Ahora bien, un bar puede permitirse pagar un alquiler bastante más alto que, por ejemplo, una zapatería, por lo que el aumento del alquiler hace que los comercios necesarios para el día a día sean sustituidos por otras empresas, adecuadas a los nuevos patrones de consumo. En un barrio de apenas 6.000 habitantes hay más de 700 locales comerciales en activo, de las que 210 son establecimientos hosteleros (1 por cada 29 habitantes). Es decir, tres veces más comercio y seis veces más hostelería que en el resto de los barrios de Donostia, pero de las cuales más de la mitad están dirigidos al turismo, según denuncia la asociación vecinal Parte Zaharrean Bizi. Incluso el reportaje que destapó “el escándalo de los precios” señalaba que “el 80% de los consumidores de estos establecimientos en los meses de temporada alta son turistas y excursionistas”. Ciertamente, los nuevos locales reflejan las necesidades de consumo de los nuevos usuarios. Más aún, esta nueva estructura comercial trae consigo una estética propia, que rompe con lo antiguo, y que para los inversores funciona a modo de señal de que vale la pena invertir en ese barrio; por lo que la gentrificación comercial a la subida de precios de alquiler. Cuando los precios siguen subiendo, aquellos primeros inversores también tienen que marcharse, y al final, los únicos que pueden permitirse esos alquileres son las grandes cadenas y los grandes grupos empresariales.

Gran parte de estos establecimientos de la Parte Vieja están lejos de seguir considerándose “pequeño comercio”, ya que si bien la mayoría mantiene el nombre del negocio que le precedió, el capital tiende a concentrarse y lo mismo la propiedad. El “emprendedor por su cuenta” ha quedado fuera de juego y cada vez es más opaco el empresariado que compra ya no solo bares, sino edificios enteros. Que recientemente un grupo hostelero se haya hecho con la propiedad del clásico bar La Cueva y de paso con la propiedad del edificio de viviendas más antiguo de la Parte Vieja -único edificio residencial que quedo en pie tras la quema de la ciudad en 1813-, no parece tan relevante como el hecho de que se cobre más a turistas que a los locales. Cabe señalar que este grupo hostelero también gestiona parte de los bares denunciados en “la guerra de precios”. Casualidad o no, más bien nos situamos en el no, pero como quien manda es la ley de la oferta y la demanda pues…

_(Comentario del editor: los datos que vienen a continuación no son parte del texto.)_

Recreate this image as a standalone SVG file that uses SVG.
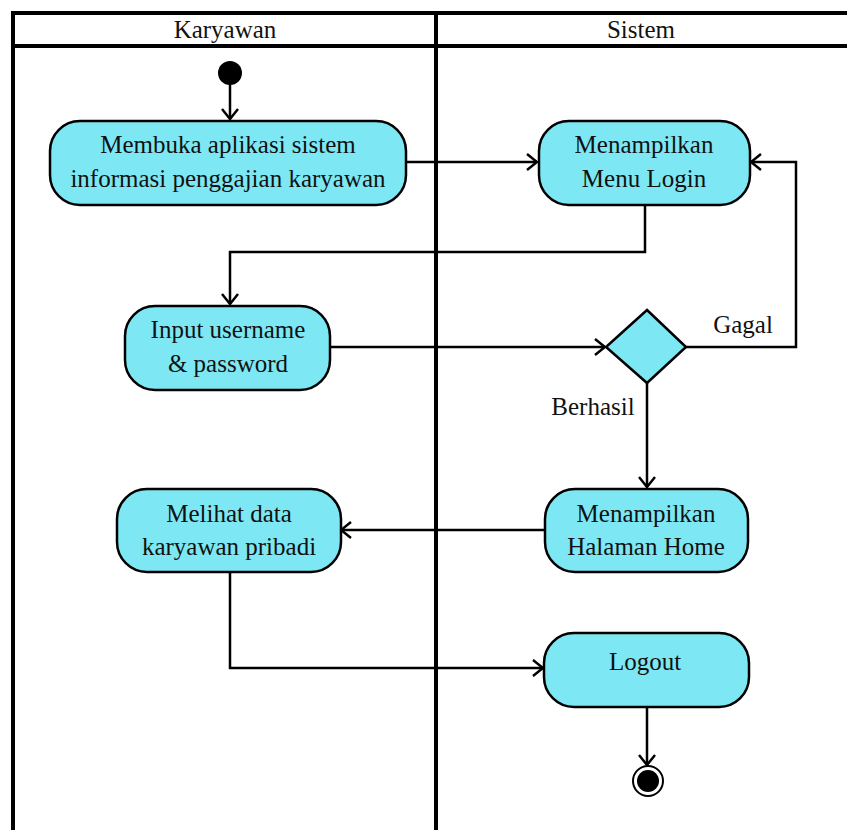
<svg xmlns="http://www.w3.org/2000/svg" width="847" height="830" viewBox="0 0 847 830">
  <style>
    .lane { stroke: #000; stroke-width: 4; fill: none; }
    .act { fill: #7de8f4; stroke: #000; stroke-width: 2.5; }
    .flow { stroke: #000; stroke-width: 2.5; fill: none; }
    text { font-family: "Liberation Serif", "Times New Roman", serif; font-size: 25px; fill: #111; text-anchor: middle; }
  </style>
  <defs>
    <marker id="open-arrow" viewBox="0 0 12 18" refX="11" refY="9" markerWidth="12" markerHeight="18" markerUnits="userSpaceOnUse" orient="auto">
      <path d="M1,1 L11,9 L1,17" fill="none" stroke="#000" stroke-width="2.5"/>
    </marker>
  </defs>
  <rect x="0" y="0" width="847" height="830" fill="#fff"/>

  <!-- swimlane frame -->
  <g id="swimlanes">
    <line class="lane" x1="13" y1="13" x2="847" y2="13"/>
    <line class="lane" x1="13" y1="46" x2="847" y2="46"/>
    <line class="lane" x1="13" y1="11" x2="13" y2="830"/>
    <line class="lane" x1="436" y1="11" x2="436" y2="830"/>
    <text x="225" y="38">Karyawan</text>
    <text x="641" y="38">Sistem</text>
  </g>

  <!-- connectors -->
  <g id="connectors">
    <path class="flow" d="M230,84 L230,119" marker-end="url(#open-arrow)"/>
    <path class="flow" d="M406,162 L537,162" marker-end="url(#open-arrow)"/>
    <path class="flow" d="M645,205 L645,252 L230,252 L230,304" marker-end="url(#open-arrow)"/>
    <path class="flow" d="M330,347 L605,347" marker-end="url(#open-arrow)"/>
    <path class="flow" d="M686,347 L796,347 L796,162 L751,162" marker-end="url(#open-arrow)"/>
    <path class="flow" d="M647,383 L647,487" marker-end="url(#open-arrow)"/>
    <path class="flow" d="M545,530 L341,530" marker-end="url(#open-arrow)"/>
    <path class="flow" d="M230,572 L230,668 L543,668" marker-end="url(#open-arrow)"/>
    <path class="flow" d="M647,707 L647,765" marker-end="url(#open-arrow)"/>
    <text x="743" y="333">Gagal</text>
    <text x="593" y="415">Berhasil</text>
  </g>

  <g id="start">
    <circle cx="230" cy="73" r="12" fill="#000"/>
  </g>

  <g id="buka-aplikasi">
    <rect class="act" x="50" y="121" width="356" height="84" rx="30"/>
    <text x="228" y="153">Membuka aplikasi sistem</text>
    <text x="228" y="187">informasi penggajian karyawan</text>
  </g>

  <g id="menu-login">
    <rect class="act" x="539" y="121" width="211" height="84" rx="30"/>
    <text x="644" y="153">Menampilkan</text>
    <text x="644" y="187">Menu Login</text>
  </g>

  <g id="input-login">
    <rect class="act" x="125" y="306" width="205" height="84" rx="30"/>
    <text x="228" y="338">Input username</text>
    <text x="228" y="372">&amp; password</text>
  </g>

  <g id="cek-login">
    <polygon class="act" points="647,310 686,347 647,383 606,347"/>
  </g>

  <g id="halaman-home">
    <rect class="act" x="545" y="489" width="203" height="83" rx="30"/>
    <text x="646" y="522">Menampilkan</text>
    <text x="646" y="555">Halaman Home</text>
  </g>

  <g id="data-pribadi">
    <rect class="act" x="117" y="489" width="224" height="83" rx="30"/>
    <text x="229" y="522">Melihat data</text>
    <text x="229" y="555">karyawan pribadi</text>
  </g>

  <g id="logout">
    <rect class="act" x="544" y="633" width="205" height="74" rx="30"/>
    <text x="645" y="670">Logout</text>
  </g>

  <g id="end">
    <circle cx="648" cy="781" r="15" fill="#fff" stroke="#000" stroke-width="2"/>
    <circle cx="648" cy="781" r="11" fill="#000"/>
  </g>
</svg>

En estos discursos la gentrificación se presenta como el desarrollo natural contra el que no se puede hacer nada. Sin embargo, la gentrificación no es inevitable. Podemos responsabilizar a los turistas de los males que padece el barrio, pero si la vivienda asequible está debidamente protegida y se protegen los comercios necesarios para el día a día, la turistificación no tiene por qué llevar a la gentrificación (aunque no se pueden obviar otros problemas derivados de este fenómeno). Detrás de estos procesos se esconden intereses concretos, y la estrategia de orientar el debate hacia la antinomia de odiar o no al turista, además de para adulterar y desenfocar el problema, les sirve para encubrir las responsabilidades políticas e institucionales en los cambios estructurales impuestos al barrio. Las instituciones, a su vez, complementan esta estrategia atacando cualquier atisbo de crítica a su modelo de ciudad y al modelo turístico, que como bien señalaba Parte Zaharrean Bizi, no tiene otro fin que el “de desinformar y proteger los intereses comerciales de esos lobbies a expensas del interés general del resto de la ciudadanía”.

El dinero que mueve el turismo no puede justificar todo y dejar a la ciudadanía indefensa. Los inversores globales y locales que priorizan la unidimensional tasa de ganancia frente a la rentabilidad social no van a abandonar sin más su “mina de oro”, lo que hace imperativo la actuación de la administración pública. Pero tampoco las políticas urbanas empresariales aplicadas durante décadas van a desaparecer de golpe de la administración, y por tanto, es imprescindible la autoorganización de los afectados. La realidad apremia promocionar procesos de cooperación en vez de la competencia; Donostia en general y la Parte Vieja en concreto urgen priorizar la satisfacción de necesidades frente a rendimientos financieros. Y es que imaginar una Donostia que transite hacia la sostenibilidad y la justicia social resulta indisociable de invertir las prioridades de la economía convencional.